- Raw data

--- Begin ---

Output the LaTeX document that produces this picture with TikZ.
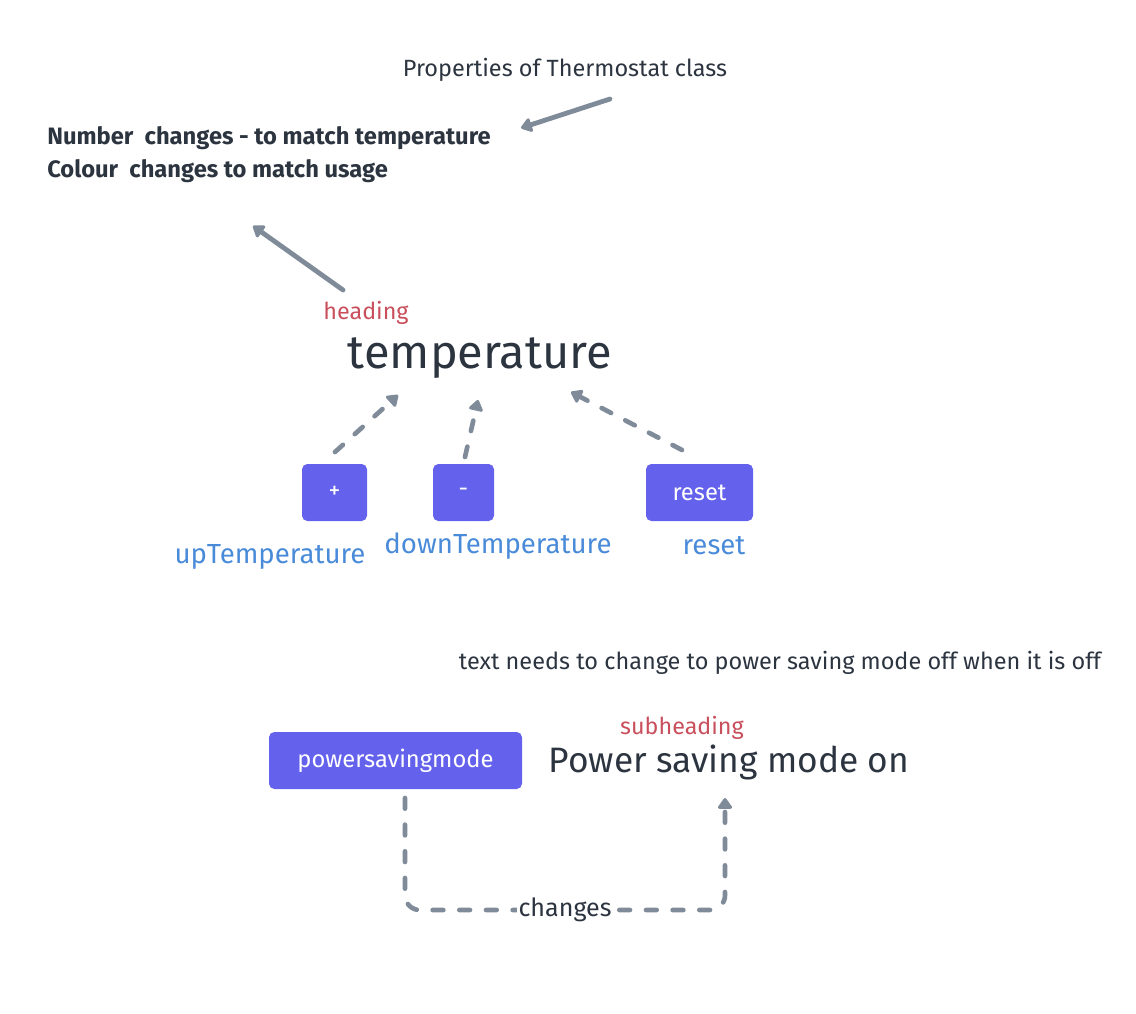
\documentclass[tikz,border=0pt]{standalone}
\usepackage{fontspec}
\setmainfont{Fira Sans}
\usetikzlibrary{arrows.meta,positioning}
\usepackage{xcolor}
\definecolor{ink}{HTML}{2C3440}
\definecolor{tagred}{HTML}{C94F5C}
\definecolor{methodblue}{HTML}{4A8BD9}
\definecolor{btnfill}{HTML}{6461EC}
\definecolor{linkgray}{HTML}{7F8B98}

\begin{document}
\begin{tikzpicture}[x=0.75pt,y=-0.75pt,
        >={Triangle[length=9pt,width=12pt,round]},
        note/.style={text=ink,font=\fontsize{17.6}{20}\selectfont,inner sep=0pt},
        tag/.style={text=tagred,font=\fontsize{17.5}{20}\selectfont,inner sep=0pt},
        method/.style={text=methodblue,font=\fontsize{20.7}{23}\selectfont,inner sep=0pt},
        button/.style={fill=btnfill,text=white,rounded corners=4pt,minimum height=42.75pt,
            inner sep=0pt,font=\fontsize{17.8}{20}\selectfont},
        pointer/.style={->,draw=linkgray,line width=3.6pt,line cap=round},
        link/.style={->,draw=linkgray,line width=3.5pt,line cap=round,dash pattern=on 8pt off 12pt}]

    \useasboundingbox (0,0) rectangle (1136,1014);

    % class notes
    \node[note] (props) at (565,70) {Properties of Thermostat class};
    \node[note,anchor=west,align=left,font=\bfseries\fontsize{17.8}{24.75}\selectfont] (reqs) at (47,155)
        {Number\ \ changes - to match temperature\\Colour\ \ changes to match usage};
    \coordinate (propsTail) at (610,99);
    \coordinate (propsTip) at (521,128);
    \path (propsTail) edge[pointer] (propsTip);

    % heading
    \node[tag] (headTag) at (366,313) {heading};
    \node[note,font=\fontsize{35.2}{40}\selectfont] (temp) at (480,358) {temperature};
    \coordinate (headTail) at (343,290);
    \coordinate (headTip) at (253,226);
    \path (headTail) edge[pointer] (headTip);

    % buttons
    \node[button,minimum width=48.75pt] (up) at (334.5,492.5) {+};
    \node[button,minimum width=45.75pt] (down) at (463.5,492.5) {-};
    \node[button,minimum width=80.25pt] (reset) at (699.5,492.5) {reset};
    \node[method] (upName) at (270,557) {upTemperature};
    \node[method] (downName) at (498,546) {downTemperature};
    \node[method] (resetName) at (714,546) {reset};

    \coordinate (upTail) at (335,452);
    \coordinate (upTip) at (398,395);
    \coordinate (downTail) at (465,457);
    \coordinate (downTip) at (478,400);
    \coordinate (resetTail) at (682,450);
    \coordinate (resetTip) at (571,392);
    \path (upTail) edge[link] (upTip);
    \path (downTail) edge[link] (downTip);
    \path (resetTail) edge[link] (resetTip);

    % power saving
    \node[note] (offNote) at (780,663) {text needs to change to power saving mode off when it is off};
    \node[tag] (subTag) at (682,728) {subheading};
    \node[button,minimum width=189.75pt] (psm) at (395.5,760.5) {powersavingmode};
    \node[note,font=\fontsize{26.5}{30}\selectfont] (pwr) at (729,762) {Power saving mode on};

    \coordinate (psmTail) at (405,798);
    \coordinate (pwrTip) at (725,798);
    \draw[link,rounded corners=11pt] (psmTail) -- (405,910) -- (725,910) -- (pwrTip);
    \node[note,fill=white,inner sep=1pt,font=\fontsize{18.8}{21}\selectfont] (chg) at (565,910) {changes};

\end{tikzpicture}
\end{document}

--- End ---
--- Begin ---

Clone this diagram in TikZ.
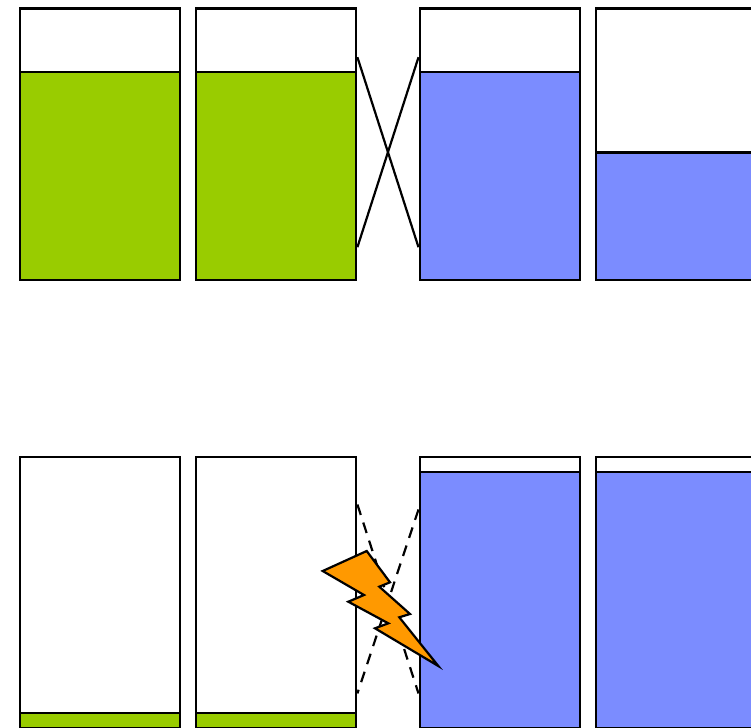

--- End ---
--- Begin ---

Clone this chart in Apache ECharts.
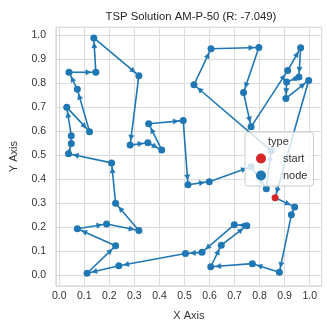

--- End ---

- Exercise directions
Count every line in the preceding entries where the string "this" appears, then state only the total.

- Exercise solution
3